In the last few weeks I’ve found myself having numerous (nay, endless) conversations with colleagues about the magazine industry. Titles, even those that only a year ago were doing pretty well have seen devastating plunges in circulation which, let’s call a spade a spade here, means their readers are actively rejecting them.
As a former editor myself, I sympathise hugely with the people who helm today’s magazines. In my day, the internet was still its infancy, the market was still bouyant and the hot topic in the industry wasn’t survival but whether you should really stoop to sticking sunglasses on your cover to boost sales.
Much is made, of course, of how the internet has utterly decimated the industry (to a degree it has but then, did no-one in the big publishing houses see that coming?) but let’s not make out print media itself is blameless here. Whilst pioneering and offering an entirely different business model to conventional magazines and newspapers free titles like Shortlist and Stylist (and then the Evening Standard) didn’t just shake up the market, they mortally wounded it in the process.
Don’t get me wrong, all three are excellent publications but, to me, the fact that they are handed out like club flyers devalues the idea that journalism and photography have an intrinsic value. After all, if there were people standing outside your local train station handing out free household cleaner every week would you ever consider paying for it? Unless I wanted really good household cleaner I know wouldn’t.
So how do magazines survive? In truth, I don’t have the answers and I share the pain of those who are expected to come up with them – especially as they’re increasingly expected to offer more bang for a diminishing buck (and with fewer staff too). I suspect the glossies will hang on in there because they’re still able to do what most websites, blogs and free publications can’t – they can provide luxurious, decadent content, spread over numerous pages. Vogue can still do the indulgent 12-page fashion shoot in Machu Picchu with three world-class supermodels and Men’s Health can still do a six page in depth-feature about men and mental health. At some point we’ll get sick of the two-paragraph stories magazines are so fond of feeding us these days and will demand the read again.
Or maybe the industry survives by stealing some tactics from the music industry, with which is largely comparable. In the same way the music industry has responded to falling sales and pirating by turning music in to an artefact – producing high value special editions, boxed sets and collector’s sets – I can see some magazines producing high-price issues and limited editions (Vogue logo in real gold anyone?

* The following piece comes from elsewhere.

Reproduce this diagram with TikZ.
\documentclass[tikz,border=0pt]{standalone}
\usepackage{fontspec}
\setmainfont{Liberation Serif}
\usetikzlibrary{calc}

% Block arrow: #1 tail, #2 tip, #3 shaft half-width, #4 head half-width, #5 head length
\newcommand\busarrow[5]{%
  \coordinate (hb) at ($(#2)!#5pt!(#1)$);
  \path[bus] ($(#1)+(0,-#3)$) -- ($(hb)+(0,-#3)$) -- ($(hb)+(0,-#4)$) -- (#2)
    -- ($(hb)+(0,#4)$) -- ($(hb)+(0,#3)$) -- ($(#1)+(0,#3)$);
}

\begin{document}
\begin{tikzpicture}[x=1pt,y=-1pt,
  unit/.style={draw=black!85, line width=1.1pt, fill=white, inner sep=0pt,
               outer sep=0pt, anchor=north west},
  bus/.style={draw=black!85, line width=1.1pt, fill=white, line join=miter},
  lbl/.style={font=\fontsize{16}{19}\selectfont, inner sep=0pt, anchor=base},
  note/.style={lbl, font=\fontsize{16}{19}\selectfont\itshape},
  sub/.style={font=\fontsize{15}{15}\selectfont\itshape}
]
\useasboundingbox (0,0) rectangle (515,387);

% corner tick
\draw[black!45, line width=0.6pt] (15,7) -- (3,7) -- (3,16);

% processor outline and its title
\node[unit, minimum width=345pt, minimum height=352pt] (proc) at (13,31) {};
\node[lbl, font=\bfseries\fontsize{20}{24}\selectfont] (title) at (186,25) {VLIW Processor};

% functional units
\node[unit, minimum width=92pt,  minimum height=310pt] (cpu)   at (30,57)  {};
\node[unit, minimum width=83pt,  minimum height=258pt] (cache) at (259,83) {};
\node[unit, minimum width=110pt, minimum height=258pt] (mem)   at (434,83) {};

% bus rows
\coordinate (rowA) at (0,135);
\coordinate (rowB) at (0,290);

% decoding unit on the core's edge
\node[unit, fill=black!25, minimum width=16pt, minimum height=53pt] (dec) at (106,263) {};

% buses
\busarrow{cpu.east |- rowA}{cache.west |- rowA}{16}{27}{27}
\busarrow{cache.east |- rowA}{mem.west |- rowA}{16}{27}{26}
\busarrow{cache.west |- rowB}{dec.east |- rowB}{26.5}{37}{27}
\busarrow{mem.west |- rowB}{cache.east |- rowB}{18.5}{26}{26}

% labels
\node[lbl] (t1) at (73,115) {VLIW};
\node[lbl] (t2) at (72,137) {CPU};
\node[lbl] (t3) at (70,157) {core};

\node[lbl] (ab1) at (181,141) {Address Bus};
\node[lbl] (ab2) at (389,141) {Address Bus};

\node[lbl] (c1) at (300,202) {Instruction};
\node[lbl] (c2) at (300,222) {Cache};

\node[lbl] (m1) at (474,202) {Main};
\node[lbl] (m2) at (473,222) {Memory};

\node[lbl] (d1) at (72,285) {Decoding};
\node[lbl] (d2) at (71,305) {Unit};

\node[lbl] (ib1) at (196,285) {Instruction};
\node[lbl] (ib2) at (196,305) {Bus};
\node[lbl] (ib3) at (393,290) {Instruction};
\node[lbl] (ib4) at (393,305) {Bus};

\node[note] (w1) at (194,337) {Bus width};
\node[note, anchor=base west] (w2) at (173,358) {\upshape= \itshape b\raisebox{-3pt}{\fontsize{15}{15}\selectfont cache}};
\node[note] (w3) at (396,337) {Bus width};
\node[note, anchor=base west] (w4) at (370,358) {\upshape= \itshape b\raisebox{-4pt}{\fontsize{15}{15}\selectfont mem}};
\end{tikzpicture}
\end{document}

Limited edition Lady Gaga cover signed by…Lady Gaga?). Certainly more will have to do digital (I subscribe to a couple of digital editions of popular magazines so can’t see why people won’t cough up if the content and – crucially – the interactivity is there). Others will have to think out of the box – not replicating what the internet can offer (that USP is taken) but delivering what it cannot.

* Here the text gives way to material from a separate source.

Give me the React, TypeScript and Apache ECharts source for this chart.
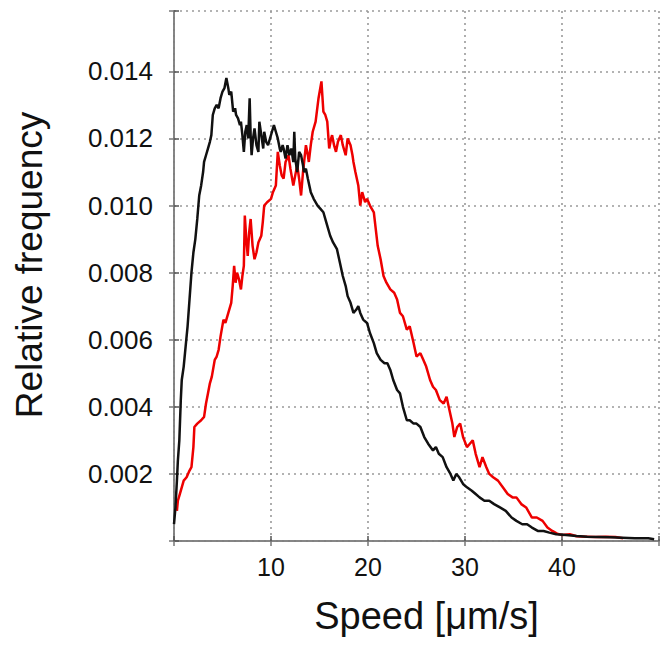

As for the weekly gossip titles I honestly don’t know what the future holds for them. I loathe the Daily Mail‘s website but as much for its genius as what it stands for. After all, if a reader wants to see what shoes Helen Flanagan is ‘walking out in/showing off’ on any given Tuesday why would they wait until the following week to find out when the Daily Mail is scrutinising her every move on an almost hourly basis?
There are those that advocate a charity-like approach to the salvation of the magazine industry, imploring us to ‘use ’em or lose ’em’. I sympathise with the sentiment but that’s an awful lot like saying we should have shopped in Woolworths just to save it from closure. Yes it was a dearly-loved institution but it closed because it couldn’t keep up with its customers’ changing needs and, as a result, was fundamentally…rubbish.
If magazines are to survive they have to earn our love again. Though I work mainly in the digital arena these days I spent half of my working life in magazines and have a real and genuine affection for the format. And I really hope they make it – or at least that the deserving ones do – as much as anything because I don’t want to see all those talented journalists, subs and designers out of jobs, not to mention all the other creatives who rely on their existence. But at the end of the day, there might well be a case for doing the decent thing and putting some titles out of their misery. When your number’s up, your number’s up – especially when that number’s down 40% year-on-year.